The U.S. Air Force is taking a “hard look” at the additional training infrastructure it needs to enhance its ability to simulate advanced space threats and prepare warfighters for combat, a space official said June 9.

“I don’t know what that looks like for all of us,” said Col. David Miller, commander of the 460th Space Wing at Buckley Air Force Base in Colorado. “What I do know is we don’t have that.”

Air Force space units are making significant progress in collecting and consolidating threat information and developing tactics, techniques and procedures to counter those threats, said Miller, whose wing operates missile-warning satellites and payloads. But with space becoming increasingly contested, Air Force officials believe the training infrastructure will need to improve.

“The American people expect us to be ready through anything,” Miller said at an Air Force Association event on Capitol Hill. “There’s only so much training I can do with the stuff that I got right now.”

Miller described Air Force Space Command’s new Space Flag exercises as a step in the right direction. Space Flag, which is similar to the Red Flag exercises that train fighter pilots for combat, is designed to prepare space forces to react to a “thinking adversary.”

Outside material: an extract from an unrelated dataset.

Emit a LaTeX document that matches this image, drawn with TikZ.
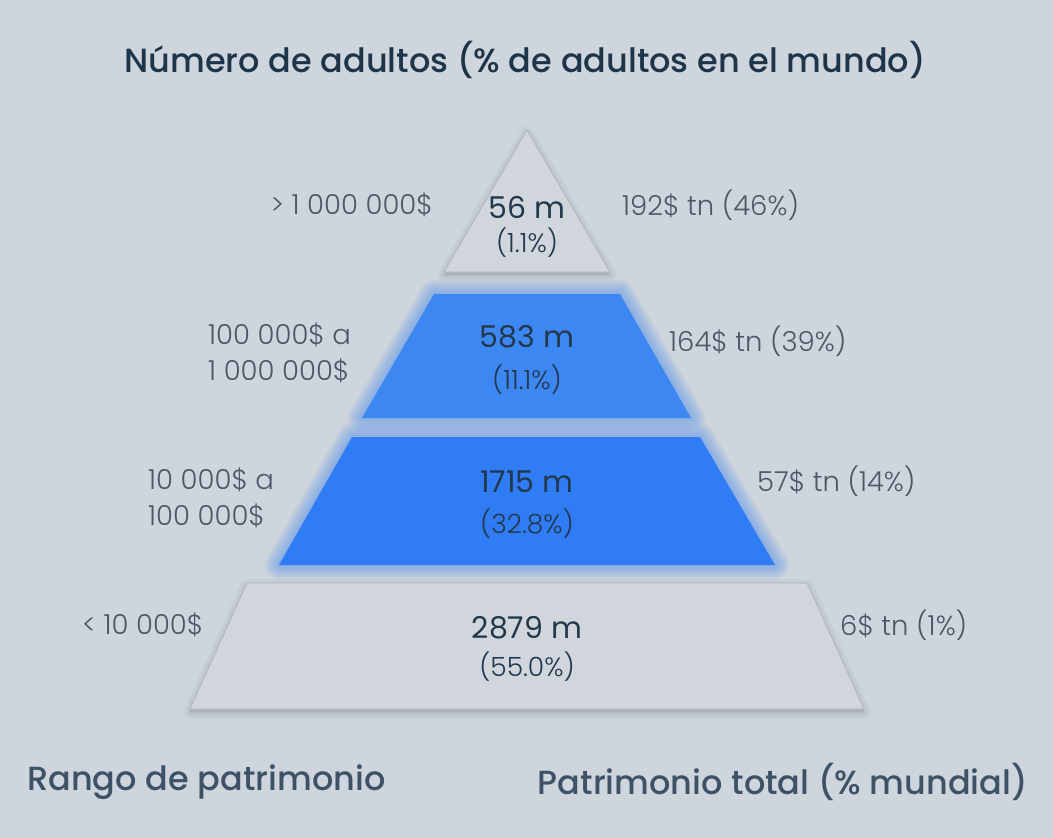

The first Space Flag occurred earlier in 2017 at Boeing’s [BA] Phantom Works Virtual Warfare Center in Colorado Springs, Colo. A second one is being organized for August or September, said Col. Deanna Burt, commander of the 50th Space Wing at Schriever Air Force Base in Colorado.

“We’ve been working hard with the Boeing Virtual Warfare Center to look at how do we virtually visualize what we’re talking about when we talk war in space,” said Burt, whose wing supports communication, navigation and surveillance satellites. “How do we make ourselves a harder target?”